The author, who happens to be a judge, writes from the unique point of view of the child's interest -- not the mother's, father's, attorney's or GAL's (the latter two who usually run the show in family court). While it's well-known that most divorces are won by whoever has the most money and the best-connected lawyer (still, about money and paybacks to courts and judges - yes, it's a fact!) -- it's wonderful to discover that there are still a few wise people out there who care about the children involved. A *must read* for parents, judges, GALs, and child psychologists.

Mason's book demysifies The Custody Wars brilliantly.

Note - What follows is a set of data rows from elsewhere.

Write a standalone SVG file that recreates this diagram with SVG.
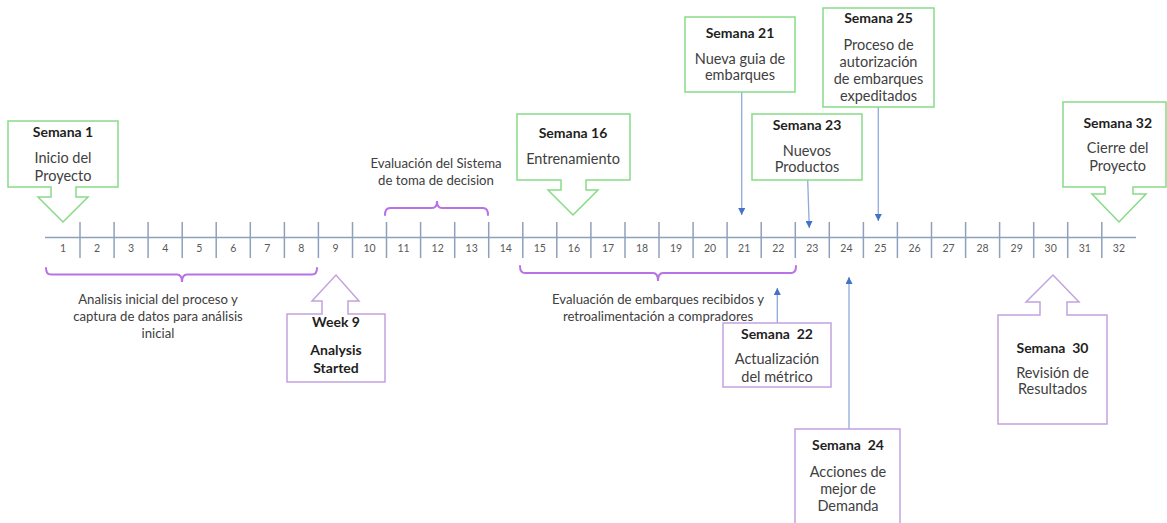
<svg xmlns="http://www.w3.org/2000/svg" width="1167" height="523" viewBox="0 0 1167 523">
  <defs>
    <style>
      .bg { fill: #ffffff; }
      .green { fill: #ffffff; stroke: #86DB86; stroke-width: 1.5; }
      .purple { fill: #ffffff; stroke: #C2A3E0; stroke-width: 1.5; }
      .axis { stroke: #8FA0BC; stroke-width: 1.5; fill: none; }
      .brace { stroke: #B772E6; stroke-width: 2; fill: none; stroke-linecap: round; }
      .ptr { stroke: #8FAADC; stroke-width: 1.3; fill: none; }
      text { font-family: Lato, "Liberation Sans", sans-serif; text-anchor: middle; }
      .title { font-size: 14px; font-weight: bold; fill: #1F1F1F; }
      .body { font-size: 14.5px; fill: #404040; }
      .note { font-size: 13.2px; fill: #404040; }
      .wk { font-size: 10.5px; fill: #595959; }
    </style>
    <marker id="tip" viewBox="0 0 10 10" refX="10" refY="5" markerWidth="7" markerHeight="7" markerUnits="userSpaceOnUse" orient="auto">
      <path d="M0,0 L10,5 L0,10 Z" fill="#4472C4"/>
    </marker>
  </defs>

  <rect class="bg" x="0" y="0" width="1167" height="523"/>

  <!-- timeline axis -->
  <g id="axis">
    <line class="axis" x1="45" y1="237.5" x2="1136" y2="237.5"/>
    <g class="axis">
      <line x1="80" y1="222" x2="80" y2="258"/>
      <line x1="114.1" y1="222" x2="114.1" y2="258"/>
      <line x1="148.1" y1="222" x2="148.1" y2="258"/>
      <line x1="182.2" y1="222" x2="182.2" y2="258"/>
      <line x1="216.2" y1="222" x2="216.2" y2="258"/>
      <line x1="250.3" y1="222" x2="250.3" y2="258"/>
      <line x1="284.4" y1="222" x2="284.4" y2="258"/>
      <line x1="318.4" y1="222" x2="318.4" y2="258"/>
      <line x1="352.5" y1="222" x2="352.5" y2="258"/>
      <line x1="386.5" y1="222" x2="386.5" y2="258"/>
      <line x1="420.6" y1="222" x2="420.6" y2="258"/>
      <line x1="454.7" y1="222" x2="454.7" y2="258"/>
      <line x1="488.7" y1="222" x2="488.7" y2="258"/>
      <line x1="522.8" y1="222" x2="522.8" y2="258"/>
      <line x1="556.8" y1="222" x2="556.8" y2="258"/>
      <line x1="590.9" y1="222" x2="590.9" y2="258"/>
      <line x1="625" y1="222" x2="625" y2="258"/>
      <line x1="659" y1="222" x2="659" y2="258"/>
      <line x1="693.1" y1="222" x2="693.1" y2="258"/>
      <line x1="727.1" y1="222" x2="727.1" y2="258"/>
      <line x1="761.2" y1="222" x2="761.2" y2="258"/>
      <line x1="795.3" y1="222" x2="795.3" y2="258"/>
      <line x1="829.3" y1="222" x2="829.3" y2="258"/>
      <line x1="863.4" y1="222" x2="863.4" y2="258"/>
      <line x1="897.4" y1="222" x2="897.4" y2="258"/>
      <line x1="931.5" y1="222" x2="931.5" y2="258"/>
      <line x1="965.6" y1="222" x2="965.6" y2="258"/>
      <line x1="999.6" y1="222" x2="999.6" y2="258"/>
      <line x1="1033.7" y1="222" x2="1033.7" y2="258"/>
      <line x1="1067.7" y1="222" x2="1067.7" y2="258"/>
      <line x1="1101.8" y1="222" x2="1101.8" y2="258"/>
    </g>
    <g class="wk">
      <text x="63" y="252">1</text>
      <text x="97.1" y="252">2</text>
      <text x="131.1" y="252">3</text>
      <text x="165.2" y="252">4</text>
      <text x="199.2" y="252">5</text>
      <text x="233.3" y="252">6</text>
      <text x="267.4" y="252">7</text>
      <text x="301.4" y="252">8</text>
      <text x="335.5" y="252">9</text>
      <text x="369.5" y="252">10</text>
      <text x="403.6" y="252">11</text>
      <text x="437.7" y="252">12</text>
      <text x="471.7" y="252">13</text>
      <text x="505.8" y="252">14</text>
      <text x="539.8" y="252">15</text>
      <text x="573.9" y="252">16</text>
      <text x="608" y="252">17</text>
      <text x="642" y="252">18</text>
      <text x="676.1" y="252">19</text>
      <text x="710.1" y="252">20</text>
      <text x="744.2" y="252">21</text>
      <text x="778.3" y="252">22</text>
      <text x="812.3" y="252">23</text>
      <text x="846.4" y="252">24</text>
      <text x="880.4" y="252">25</text>
      <text x="914.5" y="252">26</text>
      <text x="948.6" y="252">27</text>
      <text x="982.6" y="252">28</text>
      <text x="1016.7" y="252">29</text>
      <text x="1050.7" y="252">30</text>
      <text x="1084.8" y="252">31</text>
      <text x="1118.9" y="252">32</text>
    </g>
  </g>

  <!-- period braces with their notes -->
  <g id="phase-analisis">
    <path class="brace" d="M46,268 Q46,274.5 51,274.5 H177 Q182,274.5 182,282 Q182,274.5 187,274.5 H312 Q317,274.5 317,268"/>
    <text class="note" x="158" y="304">Analisis inicial del proceso y</text>
    <text class="note" x="158" y="321">captura de datos para análisis</text>
    <text class="note" x="158" y="338">inicial</text>
  </g>
  <g id="phase-evaluacion-sistema">
    <path class="brace" d="M385,215 Q385,208 390,208 H432 Q437,208 437,201 Q437,208 442,208 H483 Q488,208 488,215"/>
    <text class="note" x="436" y="167.5">Evaluación del Sistema</text>
    <text class="note" x="436" y="184.5">de toma de decision</text>
  </g>
  <g id="phase-evaluacion-embarques">
    <path class="brace" d="M520,266 Q520,273 525,273 H653 Q658,273 658,281 Q658,273 663,273 H791 Q796,273 796,266"/>
    <text class="note" x="658" y="304">Evaluación de embarques recibidos y</text>
    <text class="note" x="658" y="320.5">retroalimentación a compradores</text>
  </g>

  <!-- connectors from milestone boxes to the axis -->
  <g id="connectors">
    <line class="ptr" x1="741.7" y1="92" x2="741.7" y2="215" marker-end="url(#tip)"/>
    <line class="ptr" x1="878.3" y1="107" x2="878.3" y2="221" marker-end="url(#tip)"/>
    <line class="ptr" x1="807.7" y1="180" x2="809.3" y2="228" marker-end="url(#tip)"/>
    <line class="ptr" x1="777.3" y1="323" x2="777.3" y2="288" marker-end="url(#tip)"/>
    <line class="ptr" x1="849" y1="429" x2="849" y2="277" marker-end="url(#tip)"/>
  </g>

  <!-- milestone callouts -->
  <g id="semana-1">
    <path class="green" d="M8,121 H118 V187 H76 V197 H88 L63,222 L38,197 H51 V187 H8 Z"/>
    <text class="title" x="63" y="136.5">Semana 1</text>
    <text class="body" x="63" y="163.3">Inicio del</text>
    <text class="body" x="63" y="180.7">Proyecto</text>
  </g>

  <g id="week-9">
    <path class="purple" d="M287,382 H385 V314 H348 V301 H359 L336,275 L312,301 H322 V314 H287 Z"/>
    <text class="title" x="336" y="327">Week 9</text>
    <text class="title" x="336" y="355">Analysis</text>
    <text class="title" x="336" y="372.5">Started</text>
  </g>

  <g id="semana-16">
    <path class="green" d="M517,114 H630 V180 H586 V190 H598 L573,215 L548,190 H561 V180 H517 Z"/>
    <text class="title" x="573" y="137.5">Semana 16</text>
    <text class="body" x="573" y="164.3">Entrenamiento</text>
  </g>

  <g id="semana-21">
    <rect class="green" x="685" y="17" width="110" height="75"/>
    <text class="title" x="740" y="37.5">Semana 21</text>
    <text class="body" x="740" y="64.3">Nueva guia de</text>
    <text class="body" x="740" y="80">embarques</text>
  </g>

  <g id="semana-22">
    <rect class="purple" x="723" y="323" width="108" height="64"/>
    <text class="title" x="777" y="339" xml:space="preserve">Semana  22</text>
    <text class="body" x="777" y="364.3">Actualización</text>
    <text class="body" x="777" y="381.7">del métrico</text>
  </g>

  <g id="semana-23">
    <rect class="green" x="752" y="114" width="110" height="66"/>
    <text class="title" x="807" y="130">Semana 23</text>
    <text class="body" x="807" y="156">Nuevos</text>
    <text class="body" x="807" y="171.7">Productos</text>
  </g>

  <g id="semana-24">
    <rect class="purple" x="795" y="429" width="105" height="110"/>
    <text class="title" x="848" y="449.5" xml:space="preserve">Semana  24</text>
    <text class="body" x="848" y="477">Acciones de</text>
    <text class="body" x="848" y="494">mejor de</text>
    <text class="body" x="848" y="511">Demanda</text>
  </g>

  <g id="semana-25">
    <rect class="green" x="823" y="8" width="111" height="99"/>
    <text class="title" x="878.5" y="23">Semana 25</text>
    <text class="body" x="878.5" y="50">Proceso de</text>
    <text class="body" x="878.5" y="66.7">autorización</text>
    <text class="body" x="878.5" y="84">de embarques</text>
    <text class="body" x="878.5" y="100.7">expeditados</text>
  </g>

  <g id="semana-30">
    <path class="purple" d="M998,424 H1107 V315 H1067 V302 H1079 L1053,275 L1026,302 H1040 V315 H998 Z"/>
    <text class="title" x="1052.5" y="353" xml:space="preserve">Semana  30</text>
    <text class="body" x="1052.5" y="378.3">Revisión de</text>
    <text class="body" x="1052.5" y="394.3">Resultados</text>
  </g>

  <g id="semana-32">
    <path class="green" d="M1063,102 H1166 V187 H1133 V194 H1146 L1119,222 L1092,194 H1105 V187 H1063 Z"/>
    <text class="title" x="1117.7" y="127.5">Semana 32</text>
    <text class="body" x="1117.7" y="153.3">Cierre del</text>
    <text class="body" x="1117.7" y="170.7">Proyecto</text>
  </g>
</svg>
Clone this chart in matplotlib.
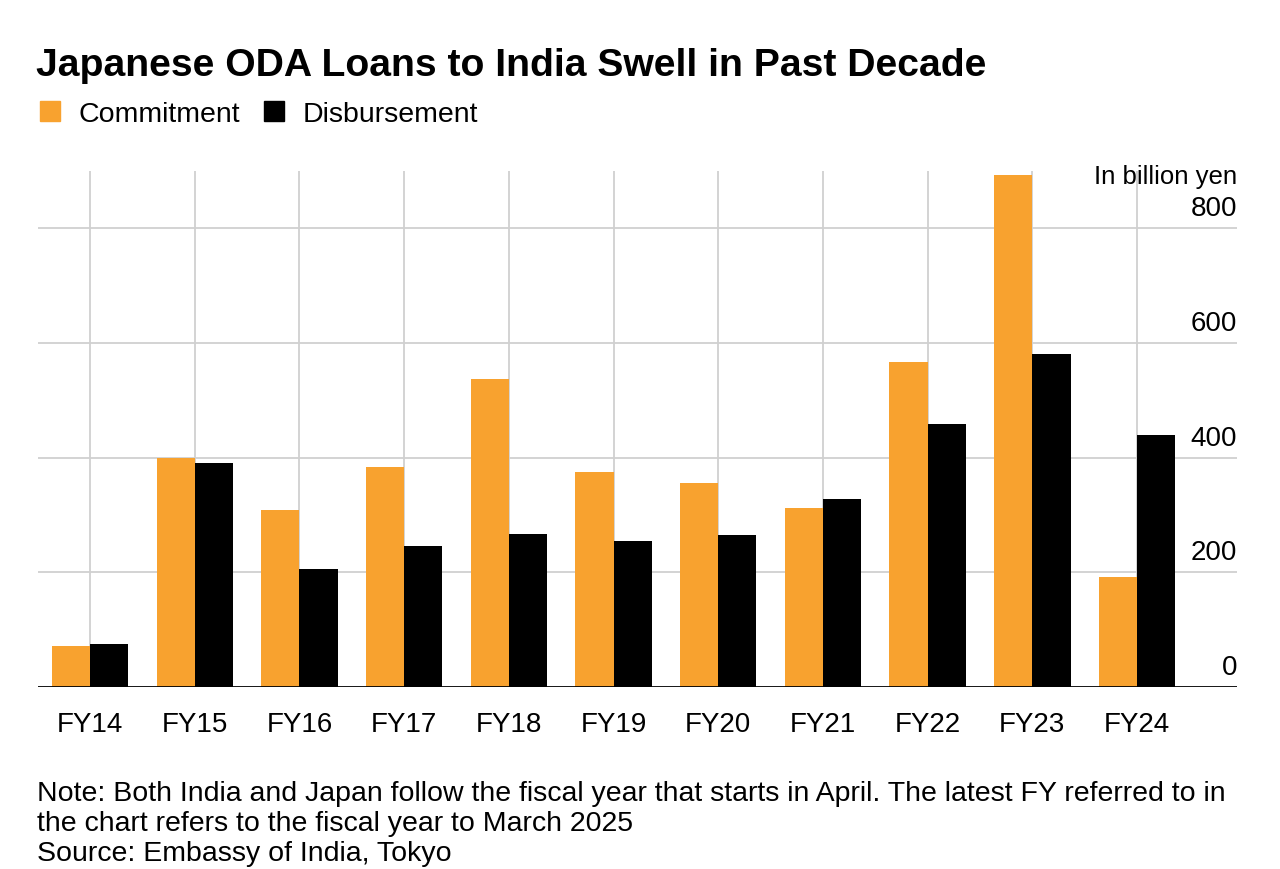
import matplotlib.pyplot as plt
import numpy as np
from matplotlib.lines import Line2D
from matplotlib.transforms import blended_transform_factory, offset_copy

plt.rcParams['font.family'] = ['Liberation Sans', 'DejaVu Sans']

# Data (billion yen)
years = ["FY14", "FY15", "FY16", "FY17", "FY18", "FY19", "FY20", "FY21", "FY22", "FY23", "FY24"]
commitment = [72, 400, 309, 384, 537, 375, 356, 312, 567, 893, 192]
disbursement = [75, 390, 206, 246, 267, 255, 265, 328, 459, 581, 439]
yticks = [0, 200, 400, 600, 800]

orange = "#F8A22F"
black = "#000000"
grid = "#D0D0D0"

fig = plt.figure(figsize=(12.8, 8.7), dpi=100)
ax = fig.add_axes([38 / 1280, 1 - 688 / 870, (1237 - 38) / 1280, (688 - 172) / 870])

x = np.arange(len(years))
w = 0.365
ax.bar(x - w / 2, commitment, w, color=orange, zorder=3)
ax.bar(x + w / 2, disbursement, w, color=black, zorder=3)

ax.set_xlim(-0.497, 10.955)
ax.set_ylim(0, 900)

# gridlines
for xi in x:
    ax.axvline(xi, color=grid, lw=1.3, zorder=1)
for v in yticks[1:]:
    ax.axhline(v, color=grid, lw=1.3, zorder=1)
ax.axhline(0, color="#000000", lw=2, zorder=4)

for s in ax.spines.values():
    s.set_visible(False)
ax.set_yticks([])
ax.set_xticks(x)
ax.set_xticklabels(years, fontsize=20)
ax.tick_params(axis="x", length=0, pad=17)

# y labels inside the plot on the right, above gridlines
trans = offset_copy(blended_transform_factory(ax.transAxes, ax.transData), fig=fig, x=0, y=7, units="dots")
for v in yticks:
    ax.text(1.0, v, str(v), transform=trans, ha="right", va="bottom", fontsize=20)
fig.text(1237 / 1280, 1 - 177 / 870, "In billion yen", ha="right", va="center", fontsize=18.5)

# title
fig.text(36 / 1280, 1 - 66 / 870, "Japanese ODA Loans to India Swell in Past Decade",
         ha="left", va="center", fontsize=28.2, fontweight="bold")

# legend
handles = [Line2D([], [], marker="s", ls="", color=orange, markersize=14),
           Line2D([], [], marker="s", ls="", color=black, markersize=14)]
fig.legend(handles, ["Commitment", "Disbursement"], loc="center left",
           bbox_to_anchor=(10 / 1280, 1 - 115 / 870), ncol=2, frameon=False,
           fontsize=20.5, handlelength=1.0, handletextpad=0.5, columnspacing=0.7)

# note / source
note = ("Note: Both India and Japan follow the fiscal year that starts in April. The latest FY referred to in\n"
        "the chart refers to the fiscal year to March 2025\n"
        "Source: Embassy of India, Tokyo")
fig.text(37 / 1280, 1 - 781 / 870, note, ha="left", va="top", fontsize=20.5, linespacing=1.2)

fig.savefig("out.png", dpi=100, facecolor="white")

The thesis of Berkeley Law Professor Mary Ann Mason's highly readable and powerfully argued The Custody Wars is that the U.S. legal system fails to provide adequate representation and concern for the interests of children in custody disputes. Judiciously articulated irony abounds, as when Mason exposes the court system's vulnerability to the cynically utilized self-interest of many middle/upper class fathers and mothers for whom parenting is on the back burner. On the other hand, it is equally ironic that parents of both genders who practice self-sacrificism (not healthy, involved parenting) are sometimes the most childishly selfish in insisting upon their entitlement, regardless of the child's feelings. We learn of children whose lives are ridiculously fragmented and enervated by joint custody shuttlings, and yet we also hear of children who have benefited from the arrangement, thanks in large measure to the parents' maturity. As evidenced by the specificity and nuanced analysis in her case studies, Mason's scrupulous fairness and flexibility in offering parameters of judgment about custodial fitness are rooted in compassion for the child's well-being. She simultaneously seeks reasonably objective standards while realizing how difficult they are to determine, especially on ideological battlefields. Hers is wisdom unavailable to radical relativists or the theologically impaired. To note only two of many fine examples of her clear thinking about how the court system can be changed to make custody decisions more child-centered, Mason proposes that judges be educated in child development and that reviews of custody arrangements be mandated when the child is 7 and 12. Professor Mason has much of interest for various potential readerships. There are chapters on the unwed father, stepparents, domestic violence, gay and lesbian parents, and "test tube troubles." Mason's argument merits serious attention from a broad spectrum of policy-makers, academics, and warring couples and ex-couples. In fact, as a friend of mine, a single mother faced with absurd demands from a father with an abysmal track record, declared, "This book should be required reading for every couple considering marriage or children."